The GOP has countered that while Trump may have acted outside normal channels, he didn’t do anything worthy of impeachment — or, in another line of defense, that the witnesses called didn’t provide enough evidence to stick.

Stewart said the whole process was tainted because Democrats were searching for a reason to impeach Trump rather than looking for the facts.

“The leadership of this committee has been unfair and dishonest,” Stewart said. “And I know we hear these crocodile tears from some of my colleagues who are heartbroken because they finally have to impeach this president. And we know that's absurd. They're not heartbroken. There's no prayerful tears over this. They're giddy over this. And there's not a person in the country who doesn't know that.”
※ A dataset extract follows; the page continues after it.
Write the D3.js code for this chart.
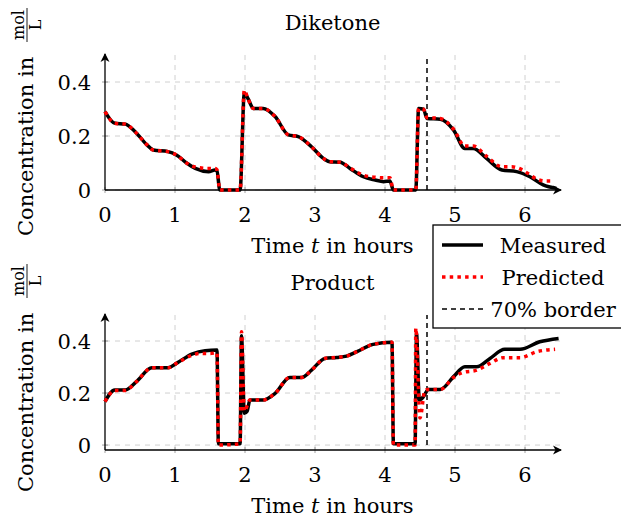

Stewart’s latest commentary came after another day of witnesses testifying under oath about a shadow effort by Giuliani and other Trump officials to work outside State Department channels to secure a promise of probes into Biden and a debunked conspiracy that it was Ukraine, not Russia, that interfered in the 2016 presidential election.

Fiona Hill, a former White House adviser on Russia, told the Intelligence Committee that the Ukraine election meddling narrative was started by Russia as an attempt to sew discord with Ukraine and divert attention from Russia’s wrongdoing.

“This is a fictional narrative that has been perpetrated and propagated by the Russian security services,” Hill said Thursday and later pushed back each time a GOP member tried to reference it.

Her testimony follows that of U.S. Ambassador to the European Union Gordon Sondland, a big Trump donor and appointee, who said clearly there was a quid pro quo and that the top ranks of Trump’s administration knew about it, adding that it was his understanding Trump had directed it.

Stewart said it was all superficial but looked forward to a Senate trial, where Trump and Republicans could call their own witnesses, including, the Utah congressman suggested, the anonymous whistleblower who first raised a red flag about the Trump-Ukraine situation and House Intelligence Committee Chairman Adam Schiff, D-Calif.

“We’ve all been to a concert,” Stewart said. “You got the warmup band and then you got the main act. And what we’ve seen here is a warmup band. This is kind of like the Sioux City crooners. This is a band that no one’s ever heard of. But the warmup band is over. And now we’re going to go on to the main event.”

That, Stewart said, was the Senate trial.

“So we’ll finally be able to get to the truth,” he said.